[EXTRACTED INFORMATION]
========

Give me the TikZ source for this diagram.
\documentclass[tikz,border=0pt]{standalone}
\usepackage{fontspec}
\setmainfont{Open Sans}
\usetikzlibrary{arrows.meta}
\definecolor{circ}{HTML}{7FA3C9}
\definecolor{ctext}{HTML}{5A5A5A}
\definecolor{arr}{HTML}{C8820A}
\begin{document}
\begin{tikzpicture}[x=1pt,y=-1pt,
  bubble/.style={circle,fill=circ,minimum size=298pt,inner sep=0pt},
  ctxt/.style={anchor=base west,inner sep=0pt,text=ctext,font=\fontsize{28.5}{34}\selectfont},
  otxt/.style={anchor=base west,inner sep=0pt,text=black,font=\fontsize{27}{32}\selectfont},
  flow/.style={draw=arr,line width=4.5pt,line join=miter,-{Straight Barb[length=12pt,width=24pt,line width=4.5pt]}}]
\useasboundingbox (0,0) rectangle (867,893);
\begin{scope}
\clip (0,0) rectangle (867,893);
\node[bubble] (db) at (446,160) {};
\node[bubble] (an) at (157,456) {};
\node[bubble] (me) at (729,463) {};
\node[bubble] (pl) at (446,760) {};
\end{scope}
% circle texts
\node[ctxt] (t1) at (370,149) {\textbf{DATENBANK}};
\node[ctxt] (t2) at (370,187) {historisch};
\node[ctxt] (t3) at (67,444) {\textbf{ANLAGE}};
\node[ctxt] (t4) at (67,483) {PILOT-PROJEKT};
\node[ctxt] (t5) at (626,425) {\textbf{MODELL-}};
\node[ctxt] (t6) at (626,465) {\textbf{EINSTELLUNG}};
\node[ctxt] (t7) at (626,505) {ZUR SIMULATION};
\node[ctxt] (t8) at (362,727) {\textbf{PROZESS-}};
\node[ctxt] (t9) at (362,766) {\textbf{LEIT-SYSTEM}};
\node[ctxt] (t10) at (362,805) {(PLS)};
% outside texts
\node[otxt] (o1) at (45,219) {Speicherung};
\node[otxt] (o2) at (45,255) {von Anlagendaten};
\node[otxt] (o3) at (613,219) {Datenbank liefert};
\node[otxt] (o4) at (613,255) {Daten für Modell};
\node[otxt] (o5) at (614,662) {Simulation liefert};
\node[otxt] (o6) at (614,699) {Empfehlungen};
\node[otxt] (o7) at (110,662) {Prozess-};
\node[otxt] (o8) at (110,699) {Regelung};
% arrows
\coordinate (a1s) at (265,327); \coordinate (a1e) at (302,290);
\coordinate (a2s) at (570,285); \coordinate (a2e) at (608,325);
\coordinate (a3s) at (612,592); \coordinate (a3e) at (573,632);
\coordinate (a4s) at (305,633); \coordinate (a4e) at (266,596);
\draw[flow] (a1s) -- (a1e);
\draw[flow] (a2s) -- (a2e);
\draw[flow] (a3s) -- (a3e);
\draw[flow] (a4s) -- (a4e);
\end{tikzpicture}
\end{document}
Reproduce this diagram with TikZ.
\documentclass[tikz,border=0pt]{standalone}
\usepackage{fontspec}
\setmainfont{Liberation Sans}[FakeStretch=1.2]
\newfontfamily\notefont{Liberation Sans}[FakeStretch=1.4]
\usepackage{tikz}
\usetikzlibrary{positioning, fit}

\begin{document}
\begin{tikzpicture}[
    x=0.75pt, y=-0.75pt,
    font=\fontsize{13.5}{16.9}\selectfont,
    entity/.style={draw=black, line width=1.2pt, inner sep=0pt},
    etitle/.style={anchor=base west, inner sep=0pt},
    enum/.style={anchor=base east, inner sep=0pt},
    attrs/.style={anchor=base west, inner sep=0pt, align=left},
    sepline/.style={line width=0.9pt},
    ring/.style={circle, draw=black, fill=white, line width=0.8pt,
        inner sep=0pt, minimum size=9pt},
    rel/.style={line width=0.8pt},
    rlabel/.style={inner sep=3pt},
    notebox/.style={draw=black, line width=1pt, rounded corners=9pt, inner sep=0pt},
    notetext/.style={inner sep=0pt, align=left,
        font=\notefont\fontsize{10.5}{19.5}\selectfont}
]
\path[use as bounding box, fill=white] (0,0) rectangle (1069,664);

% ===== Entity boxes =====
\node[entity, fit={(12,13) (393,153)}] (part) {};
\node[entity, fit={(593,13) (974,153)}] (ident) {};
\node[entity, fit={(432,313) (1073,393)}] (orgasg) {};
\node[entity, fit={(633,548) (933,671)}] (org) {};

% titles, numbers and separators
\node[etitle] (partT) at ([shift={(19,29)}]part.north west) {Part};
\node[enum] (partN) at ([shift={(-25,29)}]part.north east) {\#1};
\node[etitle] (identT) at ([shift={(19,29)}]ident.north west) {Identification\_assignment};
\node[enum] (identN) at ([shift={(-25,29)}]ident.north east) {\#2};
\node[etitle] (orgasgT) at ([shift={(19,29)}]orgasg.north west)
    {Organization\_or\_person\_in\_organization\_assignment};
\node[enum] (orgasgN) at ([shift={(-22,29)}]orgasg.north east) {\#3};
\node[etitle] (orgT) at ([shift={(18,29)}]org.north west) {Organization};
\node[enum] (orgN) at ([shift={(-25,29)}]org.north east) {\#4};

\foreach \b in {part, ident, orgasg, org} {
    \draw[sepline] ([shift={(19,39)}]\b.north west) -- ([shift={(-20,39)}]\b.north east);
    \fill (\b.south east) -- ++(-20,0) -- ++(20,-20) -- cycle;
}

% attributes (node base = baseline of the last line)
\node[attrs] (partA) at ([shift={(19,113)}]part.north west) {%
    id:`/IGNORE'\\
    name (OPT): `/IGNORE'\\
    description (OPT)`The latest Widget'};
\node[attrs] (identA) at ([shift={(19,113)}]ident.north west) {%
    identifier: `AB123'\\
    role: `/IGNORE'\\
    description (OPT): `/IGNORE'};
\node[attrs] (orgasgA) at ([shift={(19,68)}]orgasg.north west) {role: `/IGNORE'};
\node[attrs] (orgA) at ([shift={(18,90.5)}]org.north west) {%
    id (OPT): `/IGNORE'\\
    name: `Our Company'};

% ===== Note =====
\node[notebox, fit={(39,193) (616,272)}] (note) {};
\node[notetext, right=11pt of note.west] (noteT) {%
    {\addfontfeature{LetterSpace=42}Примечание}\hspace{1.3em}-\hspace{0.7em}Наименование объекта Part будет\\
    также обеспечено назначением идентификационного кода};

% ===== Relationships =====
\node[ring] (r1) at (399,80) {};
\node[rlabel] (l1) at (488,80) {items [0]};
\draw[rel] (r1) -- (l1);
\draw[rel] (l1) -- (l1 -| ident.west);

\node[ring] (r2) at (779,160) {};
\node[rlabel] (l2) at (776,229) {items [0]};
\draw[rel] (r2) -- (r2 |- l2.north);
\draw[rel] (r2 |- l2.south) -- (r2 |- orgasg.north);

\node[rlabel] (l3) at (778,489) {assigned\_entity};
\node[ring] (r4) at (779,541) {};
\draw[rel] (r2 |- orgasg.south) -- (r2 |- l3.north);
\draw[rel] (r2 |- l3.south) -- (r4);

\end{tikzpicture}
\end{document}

========

[PROBLEM TO WORK ON] Each record above should be repeated exactly as it appears.

[EXERCISE ANSWER]
Give me the TikZ source for this diagram.
\documentclass[tikz,border=0pt]{standalone}
\usepackage{fontspec}
\setmainfont{Open Sans}
\usetikzlibrary{arrows.meta}
\definecolor{circ}{HTML}{7FA3C9}
\definecolor{ctext}{HTML}{5A5A5A}
\definecolor{arr}{HTML}{C8820A}
\begin{document}
\begin{tikzpicture}[x=1pt,y=-1pt,
  bubble/.style={circle,fill=circ,minimum size=298pt,inner sep=0pt},
  ctxt/.style={anchor=base west,inner sep=0pt,text=ctext,font=\fontsize{28.5}{34}\selectfont},
  otxt/.style={anchor=base west,inner sep=0pt,text=black,font=\fontsize{27}{32}\selectfont},
  flow/.style={draw=arr,line width=4.5pt,line join=miter,-{Straight Barb[length=12pt,width=24pt,line width=4.5pt]}}]
\useasboundingbox (0,0) rectangle (867,893);
\begin{scope}
\clip (0,0) rectangle (867,893);
\node[bubble] (db) at (446,160) {};
\node[bubble] (an) at (157,456) {};
\node[bubble] (me) at (729,463) {};
\node[bubble] (pl) at (446,760) {};
\end{scope}
% circle texts
\node[ctxt] (t1) at (370,149) {\textbf{DATENBANK}};
\node[ctxt] (t2) at (370,187) {historisch};
\node[ctxt] (t3) at (67,444) {\textbf{ANLAGE}};
\node[ctxt] (t4) at (67,483) {PILOT-PROJEKT};
\node[ctxt] (t5) at (626,425) {\textbf{MODELL-}};
\node[ctxt] (t6) at (626,465) {\textbf{EINSTELLUNG}};
\node[ctxt] (t7) at (626,505) {ZUR SIMULATION};
\node[ctxt] (t8) at (362,727) {\textbf{PROZESS-}};
\node[ctxt] (t9) at (362,766) {\textbf{LEIT-SYSTEM}};
\node[ctxt] (t10) at (362,805) {(PLS)};
% outside texts
\node[otxt] (o1) at (45,219) {Speicherung};
\node[otxt] (o2) at (45,255) {von Anlagendaten};
\node[otxt] (o3) at (613,219) {Datenbank liefert};
\node[otxt] (o4) at (613,255) {Daten für Modell};
\node[otxt] (o5) at (614,662) {Simulation liefert};
\node[otxt] (o6) at (614,699) {Empfehlungen};
\node[otxt] (o7) at (110,662) {Prozess-};
\node[otxt] (o8) at (110,699) {Regelung};
% arrows
\coordinate (a1s) at (265,327); \coordinate (a1e) at (302,290);
\coordinate (a2s) at (570,285); \coordinate (a2e) at (608,325);
\coordinate (a3s) at (612,592); \coordinate (a3e) at (573,632);
\coordinate (a4s) at (305,633); \coordinate (a4e) at (266,596);
\draw[flow] (a1s) -- (a1e);
\draw[flow] (a2s) -- (a2e);
\draw[flow] (a3s) -- (a3e);
\draw[flow] (a4s) -- (a4e);
\end{tikzpicture}
\end{document}
Reproduce this diagram with TikZ.
\documentclass[tikz,border=0pt]{standalone}
\usepackage{fontspec}
\setmainfont{Liberation Sans}[FakeStretch=1.2]
\newfontfamily\notefont{Liberation Sans}[FakeStretch=1.4]
\usepackage{tikz}
\usetikzlibrary{positioning, fit}

\begin{document}
\begin{tikzpicture}[
    x=0.75pt, y=-0.75pt,
    font=\fontsize{13.5}{16.9}\selectfont,
    entity/.style={draw=black, line width=1.2pt, inner sep=0pt},
    etitle/.style={anchor=base west, inner sep=0pt},
    enum/.style={anchor=base east, inner sep=0pt},
    attrs/.style={anchor=base west, inner sep=0pt, align=left},
    sepline/.style={line width=0.9pt},
    ring/.style={circle, draw=black, fill=white, line width=0.8pt,
        inner sep=0pt, minimum size=9pt},
    rel/.style={line width=0.8pt},
    rlabel/.style={inner sep=3pt},
    notebox/.style={draw=black, line width=1pt, rounded corners=9pt, inner sep=0pt},
    notetext/.style={inner sep=0pt, align=left,
        font=\notefont\fontsize{10.5}{19.5}\selectfont}
]
\path[use as bounding box, fill=white] (0,0) rectangle (1069,664);

% ===== Entity boxes =====
\node[entity, fit={(12,13) (393,153)}] (part) {};
\node[entity, fit={(593,13) (974,153)}] (ident) {};
\node[entity, fit={(432,313) (1073,393)}] (orgasg) {};
\node[entity, fit={(633,548) (933,671)}] (org) {};

% titles, numbers and separators
\node[etitle] (partT) at ([shift={(19,29)}]part.north west) {Part};
\node[enum] (partN) at ([shift={(-25,29)}]part.north east) {\#1};
\node[etitle] (identT) at ([shift={(19,29)}]ident.north west) {Identification\_assignment};
\node[enum] (identN) at ([shift={(-25,29)}]ident.north east) {\#2};
\node[etitle] (orgasgT) at ([shift={(19,29)}]orgasg.north west)
    {Organization\_or\_person\_in\_organization\_assignment};
\node[enum] (orgasgN) at ([shift={(-22,29)}]orgasg.north east) {\#3};
\node[etitle] (orgT) at ([shift={(18,29)}]org.north west) {Organization};
\node[enum] (orgN) at ([shift={(-25,29)}]org.north east) {\#4};

\foreach \b in {part, ident, orgasg, org} {
    \draw[sepline] ([shift={(19,39)}]\b.north west) -- ([shift={(-20,39)}]\b.north east);
    \fill (\b.south east) -- ++(-20,0) -- ++(20,-20) -- cycle;
}

% attributes (node base = baseline of the last line)
\node[attrs] (partA) at ([shift={(19,113)}]part.north west) {%
    id:`/IGNORE'\\
    name (OPT): `/IGNORE'\\
    description (OPT)`The latest Widget'};
\node[attrs] (identA) at ([shift={(19,113)}]ident.north west) {%
    identifier: `AB123'\\
    role: `/IGNORE'\\
    description (OPT): `/IGNORE'};
\node[attrs] (orgasgA) at ([shift={(19,68)}]orgasg.north west) {role: `/IGNORE'};
\node[attrs] (orgA) at ([shift={(18,90.5)}]org.north west) {%
    id (OPT): `/IGNORE'\\
    name: `Our Company'};

% ===== Note =====
\node[notebox, fit={(39,193) (616,272)}] (note) {};
\node[notetext, right=11pt of note.west] (noteT) {%
    {\addfontfeature{LetterSpace=42}Примечание}\hspace{1.3em}-\hspace{0.7em}Наименование объекта Part будет\\
    также обеспечено назначением идентификационного кода};

% ===== Relationships =====
\node[ring] (r1) at (399,80) {};
\node[rlabel] (l1) at (488,80) {items [0]};
\draw[rel] (r1) -- (l1);
\draw[rel] (l1) -- (l1 -| ident.west);

\node[ring] (r2) at (779,160) {};
\node[rlabel] (l2) at (776,229) {items [0]};
\draw[rel] (r2) -- (r2 |- l2.north);
\draw[rel] (r2 |- l2.south) -- (r2 |- orgasg.north);

\node[rlabel] (l3) at (778,489) {assigned\_entity};
\node[ring] (r4) at (779,541) {};
\draw[rel] (r2 |- orgasg.south) -- (r2 |- l3.north);
\draw[rel] (r2 |- l3.south) -- (r4);

\end{tikzpicture}
\end{document}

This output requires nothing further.